Some players develop a seamless chemistry from the first time they meet. That was not the case for Ben Johnson and Peyton Bender.
In fact, the first time the senior tight end laid eyes on his new quarterback, he never expected to catch a pass from him — at least on a football field.
“Peyton?” Johnson said, starting to laugh. “My first time meeting Peyton I thought he was a baseball player.”
As the story goes, Johnson walked up to a building on campus and saw Bender and his brother outside.
Locked out of the building, both Bender and Johnson tried to get in with their codes and then walked down to another door in an unsuccessful attempt to get inside.
At that point, Bender took action, pulling out his cellphone to make a call. As Johnson recalled, the two had a brief back and forth leading to the realization that the person standing next to him might be an important one to remember.
“Are you calling your academic advisor or something?” Johnson asked.
“Yeah, I’m calling Shanda,” Bender said, referencing Shanda Hayden, KU football’s academic and career counselor.
“Oh, shoot. Are you a football player?” Johnson asked.
“Yeah,” Bender said. “I’m the new quarterback.”
Since then, the two have worked on their chemistry and the results have shown on the field.
In the Jayhawks’ 38-16 win over Southeast Missouri State on Saturday, Johnson caught three passes for 90 yards and a touchdown, making it by far his best collegiate game since joining the program.
But as was noted after the game — by both Johnson and KU coach David Beaty — it could’ve been even better.
“If he’d have run the route on the first play,” Beaty said, “he might have scored another touchdown.”
The first play
So let’s take a look at what David Beaty was talking about.
On its first offensive play from scrimmage, KU split four receivers out wide with Ben Johnson attached at the top of the line. The plan was for Johnson to start outside and get behind the linebacker. Then he would open up over the middle of the field with the hope being that the safeties would be occupied with the outside receivers.
“Oh, they were gone. They were gone,” said Johnson, watching the play unfold on a computer screen. “It would have been a touchdown. No question. Yep.”
Simple enough. Only it wasn’t.
With the linebacker so far up on the line of scrimmage, Johnson thought he could push him outside and then slip by him down the middle of the field. In theory it wasn’t a terrible idea, but Johnson admitted he should’ve just “jabbed him inside and then broke out.”
Looking at the GIF, you can almost see the moment Bender made up his mind to abandon that route and throw short to Jeremiah Booker.

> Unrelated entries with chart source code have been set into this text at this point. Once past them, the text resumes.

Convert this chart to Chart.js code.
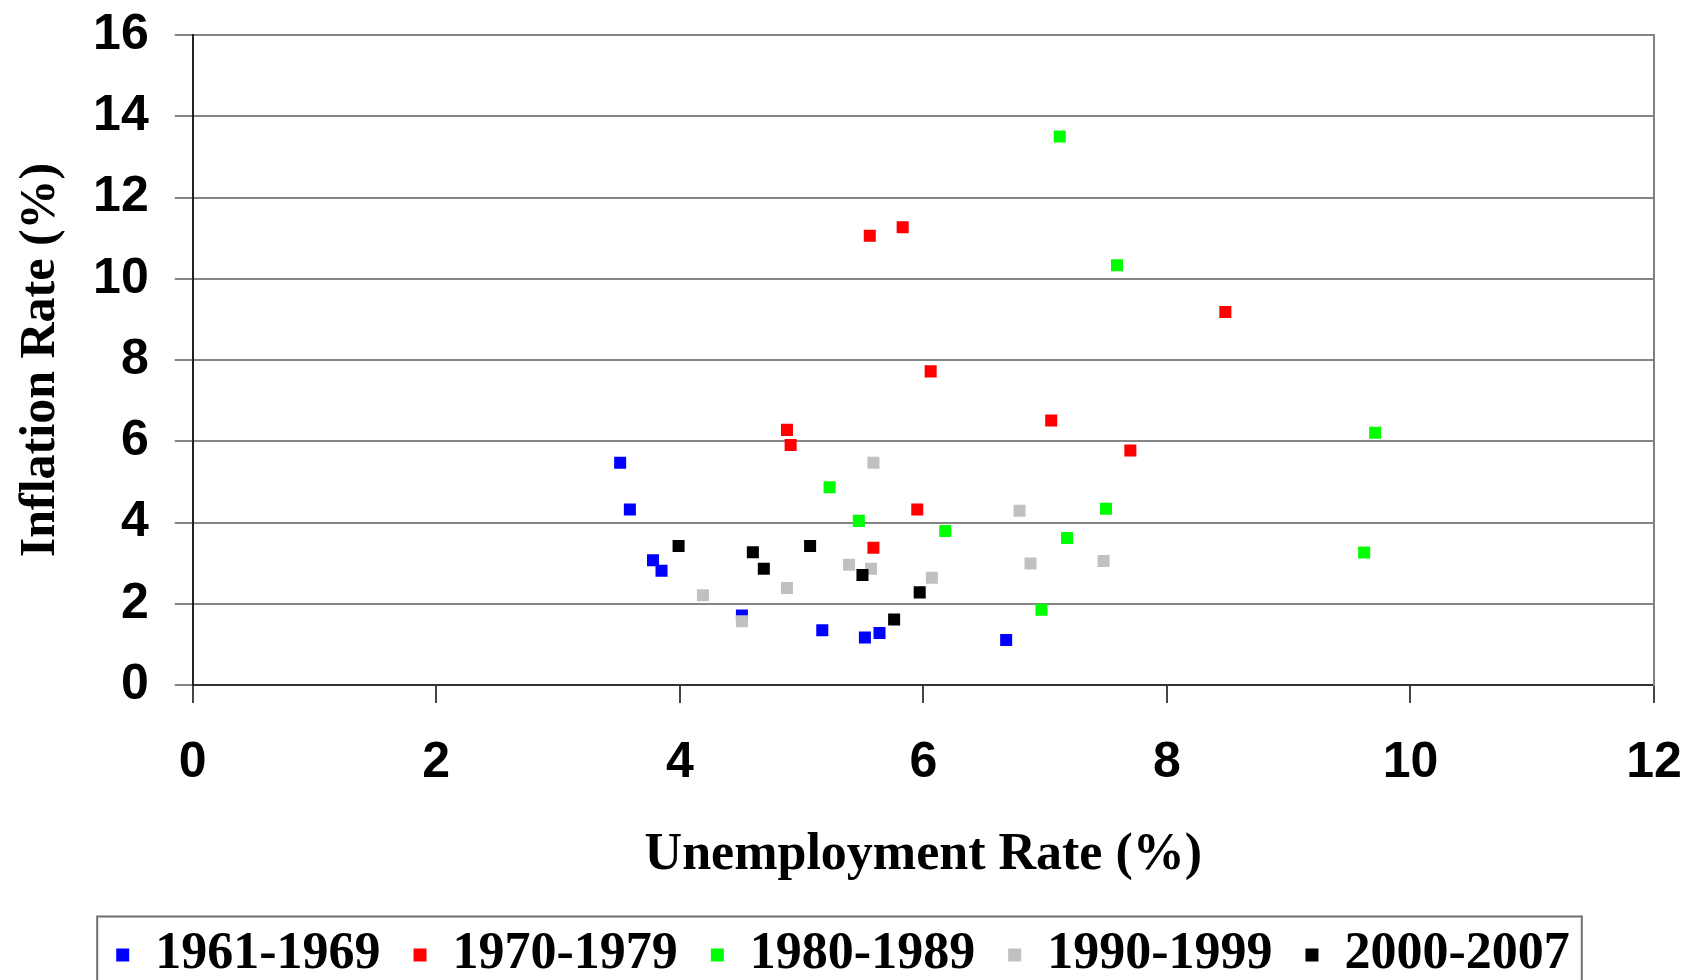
<!DOCTYPE html>
<html>
<head>
<meta charset="utf-8">
<title>Inflation vs Unemployment</title>
<script src="https://cdn.jsdelivr.net/npm/chart.js@4.4.1/dist/chart.umd.min.js"></script>
<style>
    html, body { margin: 0; padding: 0; background: #fff; overflow: hidden; }
    #wrap { width: 1686px; height: 980px; position: relative; }
</style>
</head>
<body>
<div id="wrap"><canvas id="phillips-chart"></canvas></div>
<script>
// decades shown in the legend
const periods = ['1961-1969', '1970-1979', '1980-1989', '1990-1999', '2000-2007'];
const periodColors = ['#0000ff', '#ff0000', '#00ff00', '#c0c0c0', '#000000'];

// unemployment rate (%) and inflation rate (%) per year, by decade
const unemp60s = [6.68, 5.52, 5.64, 5.17, 4.51, 3.78, 3.85, 3.59, 3.51];
const infl60s  = [1.11, 1.17, 1.28, 1.35, 1.71, 3.07, 2.81, 4.32, 5.47];

const unemp70s = [5.56, 5.83, 8.48, 6.06, 4.88, 4.91, 7.05, 7.70, 5.95, 5.59];
const infl70s  = [11.06, 11.27, 9.18, 7.72, 6.28, 5.91, 6.51, 5.77, 4.32, 3.38];

const unemp80s = [7.12, 7.59, 5.23, 5.47, 6.18, 7.50, 7.18, 6.97, 9.71, 9.62];
const infl80s  = [13.50, 10.33, 4.87, 4.04, 3.79, 4.34, 3.62, 1.85, 6.21, 3.26];

const unemp90s = [5.59, 6.79, 6.88, 7.48, 5.39, 5.57, 6.07, 4.88, 4.19, 4.51];
const infl90s  = [5.47, 4.29, 2.99, 3.05, 2.96, 2.86, 2.64, 2.39, 2.21, 1.57];

const unemp00s = [3.99, 4.60, 4.69, 5.07, 5.50, 5.97, 5.76];
const infl00s  = [3.42, 3.27, 2.86, 3.42, 2.71, 2.28, 1.61];

const xTicks = [0, 2, 4, 6, 8, 10, 12];
const yTicks = [0, 2, 4, 6, 8, 10, 12, 14, 16];

const unempSeries = [unemp60s, unemp70s, unemp80s, unemp90s, unemp00s];
const inflSeries = [infl60s, infl70s, infl80s, infl90s, infl00s];

const serifFont = '"Times New Roman", "Liberation Serif", serif';
const sansFont = 'Arial, "Liberation Sans", sans-serif';

function toPoints(xs, ys) {
    return xs.map((x, i) => ({ x: x, y: ys[i] }));
}

// frame around the legend row, like the original
const legendFrame = {
    id: 'legendFrame',
    afterDraw(chart) {
        const boxes = chart.legend && chart.legend.legendHitBoxes;
        if (!boxes || !boxes.length) return;
        const first = boxes[0];
        const last = boxes[boxes.length - 1];
        const ctx = chart.ctx;
        ctx.save();
        ctx.strokeStyle = '#6e6e6e';
        ctx.lineWidth = 2;
        const left = first.left - 19;
        const right = last.left + last.width + 12;
        const top = first.top - 12.5;
        ctx.strokeRect(left, top, right - left, chart.height - top + 10);
        ctx.restore();
    }
};

const datasets = periods.map((label, i) => ({
    label: label,
    data: toPoints(unempSeries[i], inflSeries[i]),
    backgroundColor: periodColors[i],
    borderColor: periodColors[i],
    pointStyle: 'rect',
    pointRadius: 8.5,
    pointHoverRadius: 8.5,
    pointBorderWidth: 0,
    order: periods.length - i
}));

const ctx = document.getElementById('phillips-chart').getContext('2d');
new Chart(ctx, {
    type: 'scatter',
    data: { datasets: datasets },
    options: {
        responsive: true,
        maintainAspectRatio: false,
        animation: false,
        layout: { padding: { top: 35, right: 0, bottom: 0, left: 0 } },
        plugins: {
            tooltip: { enabled: false },
            legend: {
                position: 'bottom',
                maxHeight: 84,
                labels: {
                    usePointStyle: true,
                    boxWidth: 13,
                    boxHeight: 13,
                    padding: 33,
                    color: '#000',
                    font: { family: serifFont, size: 52, weight: 'bold' },
                    sort: (a, b) => a.datasetIndex - b.datasetIndex
                }
            }
        },
        scales: {
            x: {
                type: 'linear',
                min: 0,
                max: 12,
                afterBuildTicks: scale => { scale.ticks = xTicks.map(v => ({ value: v })); },
                afterFit: scale => {
                    scale.height = 211;
                    scale.paddingLeft = 0;
                    scale.paddingRight = 32;
                },
                grid: { drawOnChartArea: false, tickLength: 18, color: '#444', lineWidth: 2 },
                border: { color: '#333', width: 2 },
                ticks: {
                    padding: 30,
                    color: '#000',
                    font: { family: sansFont, size: 50, weight: 'bold' }
                },
                title: {
                    display: true,
                    text: 'Unemployment Rate (%)',
                    color: '#000',
                    padding: { top: 0, bottom: 9 },
                    font: { family: serifFont, size: 52, weight: 'bold' }
                }
            },
            y: {
                type: 'linear',
                min: 0,
                max: 16,
                afterBuildTicks: scale => { scale.ticks = yTicks.map(v => ({ value: v })); },
                afterFit: scale => {
                    scale.width = 192.7;
                    scale.paddingTop = 0;
                    scale.paddingBottom = 0;
                },
                grid: { color: '#858585', lineWidth: 2, tickLength: 18 },
                border: { color: '#222', width: 2 },
                ticks: {
                    padding: 26,
                    color: '#000',
                    font: { family: sansFont, size: 50, weight: 'bold' }
                },
                title: {
                    display: true,
                    text: 'Inflation Rate (%)',
                    color: '#000',
                    padding: { top: 11, bottom: 0 },
                    font: { family: serifFont, size: 50, weight: 'bold' }
                }
            },
            yRight: {
                type: 'linear',
                position: 'right',
                min: 0,
                max: 16,
                afterFit: scale => {
                    scale.width = 0;
                    scale.paddingTop = 0;
                    scale.paddingBottom = 0;
                },
                ticks: { display: false },
                grid: { drawOnChartArea: false, drawTicks: false },
                border: { color: '#808080', width: 2 }
            }
        }
    },
    plugins: [legendFrame]
});
</script>
</body>
</html>
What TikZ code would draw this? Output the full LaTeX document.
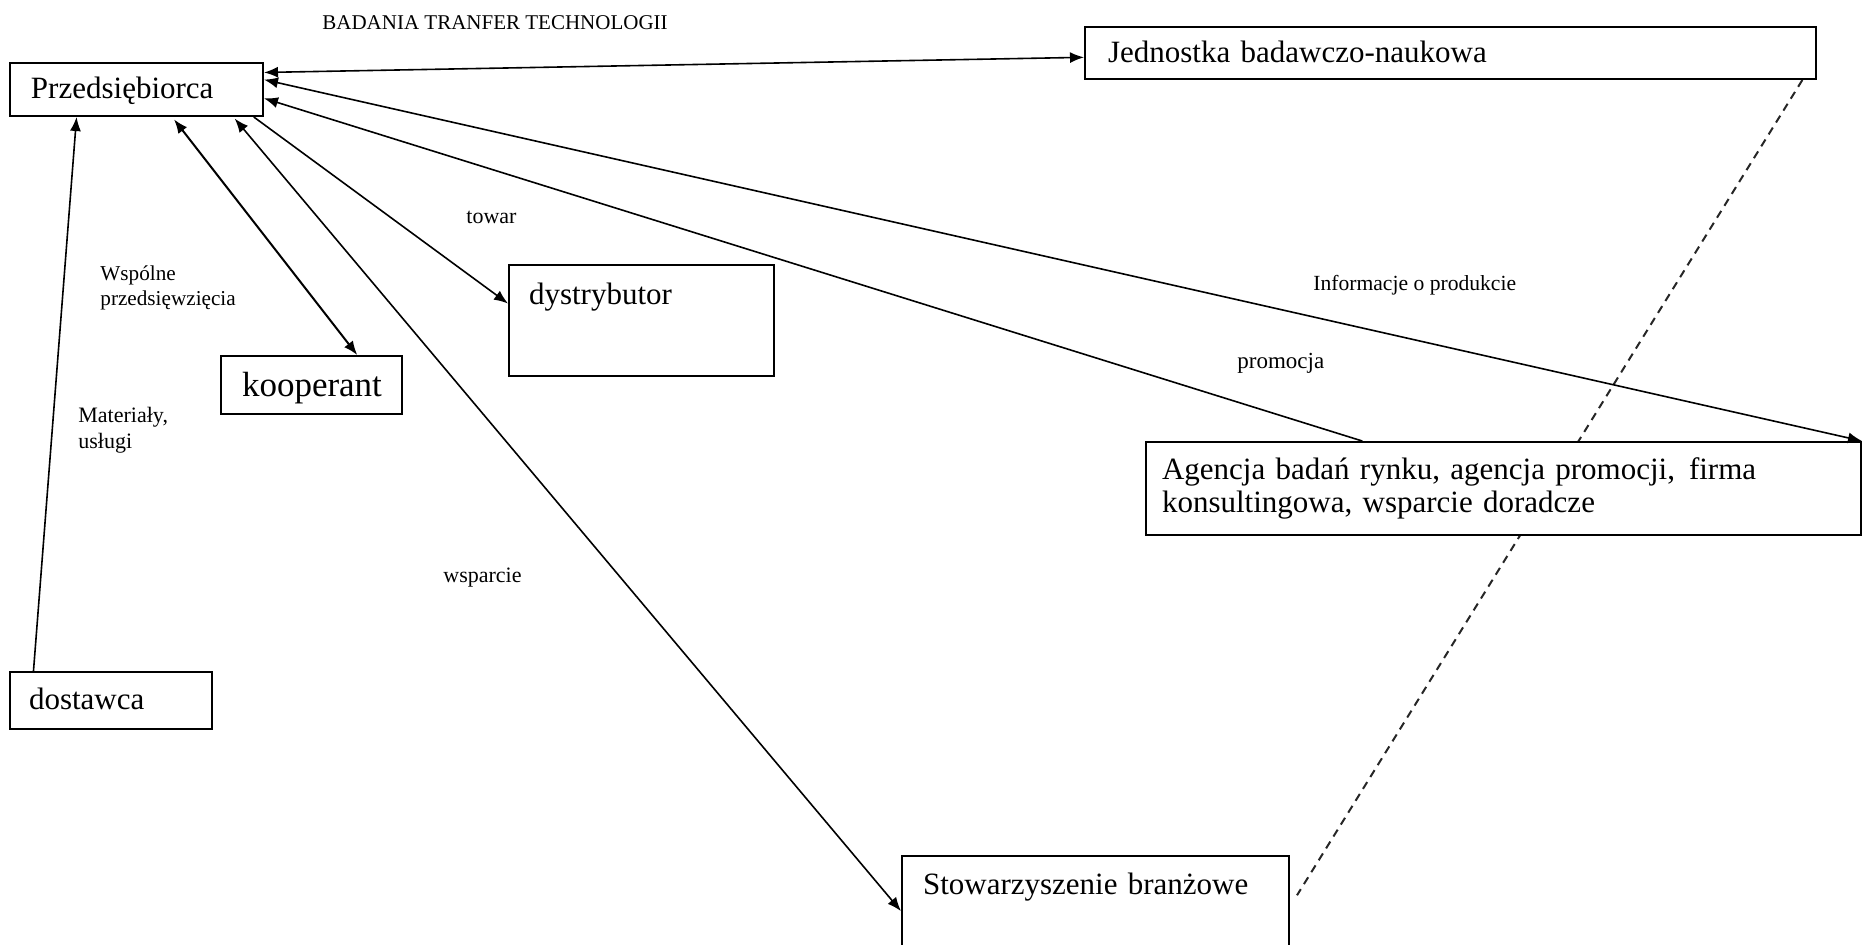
\documentclass[tikz,border=0pt]{standalone}
\usepackage{fontspec}
\setmainfont{Liberation Serif}
\usepackage{tikz}
\usetikzlibrary{arrows.meta,calc,backgrounds}
\tikzset{>={Latex[length=7pt,width=5.5pt]},
  box/.style={draw, line width=1pt, fill=white, anchor=north west, align=left,
    inner ysep=0pt, font=\fontsize{15.5}{16.5}\selectfont},
  link/.style={line width=0.8pt},
  dashlink/.style={line width=1pt, dash pattern=on 4pt off 3pt, black!85},
  smalltext/.style={anchor=west, align=left, inner sep=0pt, font=\fontsize{11}{13}\selectfont}}

\begin{document}
\begin{tikzpicture}[x=0.5pt,y=-0.5pt]
    \useasboundingbox (0,0) rectangle (1862,944);
    \clip (0,0) rectangle (1862,944);
    \node[box, inner xsep=10.5pt, text width=105.5pt, text height=17.75pt, text depth=8.75pt] (przed) at (9,62) {Przedsiębiorca};
    \node[box, inner xsep=11.5pt, text width=342.5pt, text height=17.5pt, text depth=8.5pt] (jedn) at (1084,26) {Jednostka badawczo-naukowa};
    \node[box, inner xsep=10pt, text width=112.5pt, text height=19.5pt, text depth=36pt] (dystr) at (508,264) {dystrybutor};
    \node[box, inner xsep=10.5pt, text width=69.5pt, text height=20pt, text depth=9pt, font=\fontsize{17.5}{20}\selectfont] (koop) at (220,355) {kooperant};
    \node[box, inner xsep=8pt, text width=341.5pt, minimum height=46.5pt] (agencja) at (1145,441) {Agencja badań rynku, agencja promocji,\hspace{0.45em}firma\\konsultingowa, wsparcie doradcze};
    \node[box, inner xsep=9.5pt, text width=82pt, text height=18.5pt, text depth=10pt] (dost) at (9,671) {dostawca};
    \node[box, inner xsep=10.5pt, text width=172.5pt, text height=19pt, text depth=41pt] (stow) at (901,855) {Stowarzyszenie branżowe};

    \node[smalltext, font=\fontsize{10.5}{12}\selectfont] (badania) at (322,23) {BADANIA TRANFER TECHNOLOGII};
    \node[smalltext] (towar) at (466,217) {towar};
    \node[smalltext, font=\fontsize{10.6}{12.5}\selectfont] (wspolne) at (100,288) {Wspólne\\przedsięwzięcia};
    \node[smalltext] (materialy) at (78,430) {Materiały,\\usługi};
    \node[smalltext] (wsparcie) at (443,578) {wsparcie};
    \node[smalltext, font=\fontsize{10.8}{13}\selectfont] (info) at (1313,285) {Informacje o produkcie};
    \node[smalltext, font=\fontsize{11.5}{13}\selectfont] (promocja) at (1237,363) {promocja};

    \draw[link,<->] ($(przed.north east)!.19!(przed.south east)$) -- ($(jedn.north west)!.58!(jedn.south west)$);
    \draw[link,<->] ($(przed.north east)!.32!(przed.south east)$) -- (agencja.north east);
    \draw[link,->] ($(agencja.north west)!.303!(agencja.north east)$) -- ($(przed.north east)!.66!(przed.south east)$);
    \draw[link,->] ($(przed.south west)!.96!(przed.south east)$) -- ($(dystr.north west)!.35!(dystr.south west)$);
    \draw[link,<->,line width=1pt,shorten <=1.5pt] ($(przed.south west)!.64!(przed.south east)$) -- ($(koop.north west)!.75!(koop.north east)$);
    \draw[link,<->,shorten <=1pt] ($(przed.south west)!.88!(przed.south east)$) -- ($(stow.north west)!.46!(stow.south west)$);
    \draw[link,->] ($(dost.north west)!.12!(dost.north east)$) -- ($(przed.south west)!.265!(przed.south east)$);
    \begin{pgfonlayer}{background}
      \draw[dashlink] ($(jedn.south west)!.98!(jedn.south east)$) -- ($(stow.north east)!.33!(stow.south east)+(7,0)$);
    \end{pgfonlayer}
  \end{tikzpicture}
\end{document}
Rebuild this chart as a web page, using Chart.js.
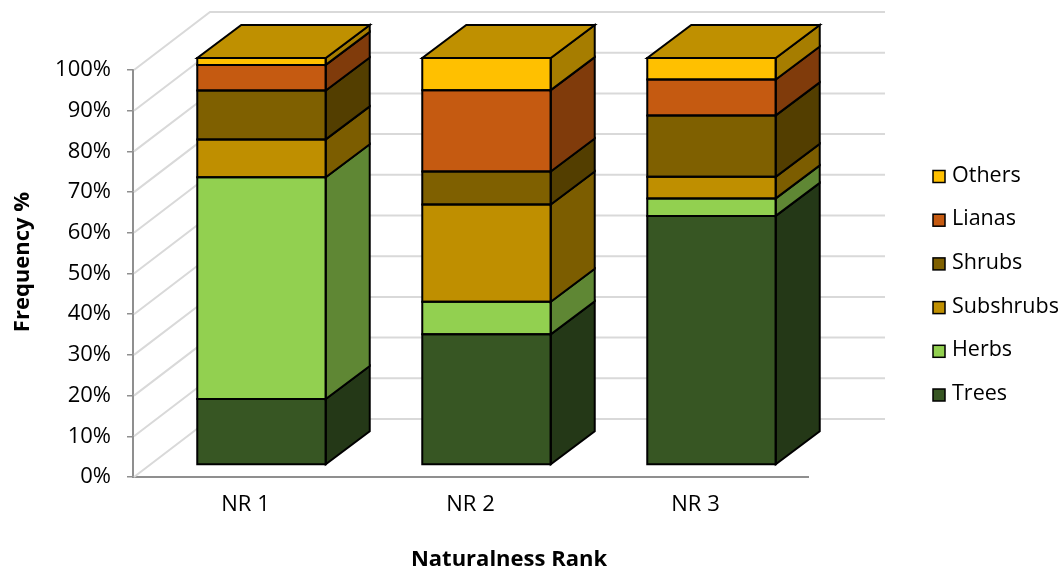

It’s right after he realizes Johnson isn’t going to be in the right spot, having gone to the inside of the linebacker rather than the outside.
It's also worth noting, the SEMO defensive back reacted pretty quickly to Bender in his attempt to get into the passing lane. If he had been just a step or two quicker, he might’ve even had a chance to intercept the pass, and all when the play probably should've ended up as a touchdown in the first place.
A second chance
Even though it only gained a few yards on the first attempt, the play itself actually proved quite effective. So it shouldn’t have been any surprise when the Jayhawks went back to it in the second half.
This time Johnson broke the right way and got behind the linebacker. Once again, the safety was occupied by the streaking receiver, and Johnson was able to slip down the middle of the field.
The straight-on view is even more telling.
After getting behind the linebacker, Johnson had plenty of space to make the catch and sprint down the field untouched. And the result was not only a 57-yard touchdown, but Johnson’s first ever 50-yard catch and 90-yard receiving game.
"It felt good, but at the same time I left a lot of play on the table," Johnson said. "I'm hungry. I want to go get it."